To fully benefit from the advantages of a flatter structure, CHROs should be involved early on in corporate restructuring initiatives. CHROs can help complement the natural effects of turnover with additional recruiting efforts geared toward attracting workers who are better suited for the new structure. They can create people-strategy road maps that are linked to organizational goals and characterize the skill and experience profiles appropriate for teams working with significant autonomy.11 These road maps may build on performance reviews and psychological assessments of the current workforce to identify who is likely able to work more autonomously and self-coordinate.

But CHROs can and should also coordinate with COOs on role redesign as part of a transformation initiative. De-layering hierarchies involves stripping managers of some decision rights to give their (former) subordinates more autonomy. Redesigning positions to retain those individuals requires leaders to think through nonmonetary compensation mechanisms. Thoroughly understanding these individuals’ motivations and creating new roles for them outside the traditional hierarchy is a task that COOs and CHROs can best master together. For example, is it possible to create a specialist role for the former IT midlevel manager deprived of their hierarchical power as a consequence of a de-layering initiative?

To get a say in such decisions and be seen as trusted partners in devising strategic and organizational decisions, CHROs must look at the organization through a wider lens than just traditional HR considerations. This is because CEOs, CFOs, and COOs think of structure in terms of hierarchical depth, divisional and functional specialization, and spans of control. Understanding how these macro concerns translate into micro decisions at the role and job definition level, and vice versa, will be key to CHROs’ ability to hold useful conversations with the top management team.

Finally, a restructuring requires all senior leaders to adjust their way of coordinating and supervising subordinates.
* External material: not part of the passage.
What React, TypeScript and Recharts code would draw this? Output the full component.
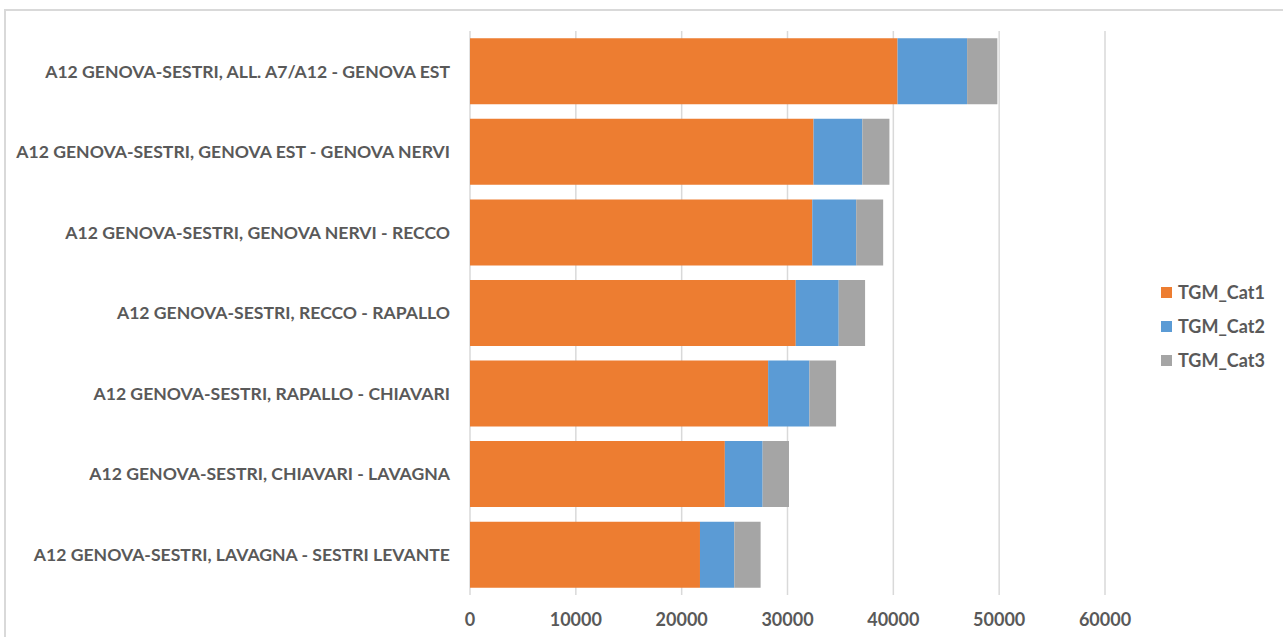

There are a variety of facets to the latter, but a few points stand out: Stifling the impulse to micromanage more autonomous employees does not mean that leaders should not provide guardrails for work. In fact, the more autonomy leaders grant to their subordinates, the more they will need to design workflows and processes in ways that facilitate employee self-coordination.

Here, shaping transparent, modular, project-based structures that allow efficient self-selection of workers into projects, avoid duplication of team efforts, and allow for smooth cooperation across rather independent groups becomes key to retaining corporate productivity. Instead of continuing to direct each and every initiative in person, successful leaders will increasingly morph into designers of workplaces that both cater to the corporate purpose and fit the preferences of their people.

But no matter how well designed these workplaces are, they will produce frictions, too. And then it will be leadership’s responsibly to help resolve them, by providing support structures for peer-to-peer conflict resolution whenever possible and by being available to employees when the going gets (too) tough. Clearly, this is a team effort that requires all of the skills and experience a top management team has to offer. True human-centric leadership must blend strategic considerations, structural contemplations, and employees’ needs from the outset — because not only does structure follow strategy; people also follow structure.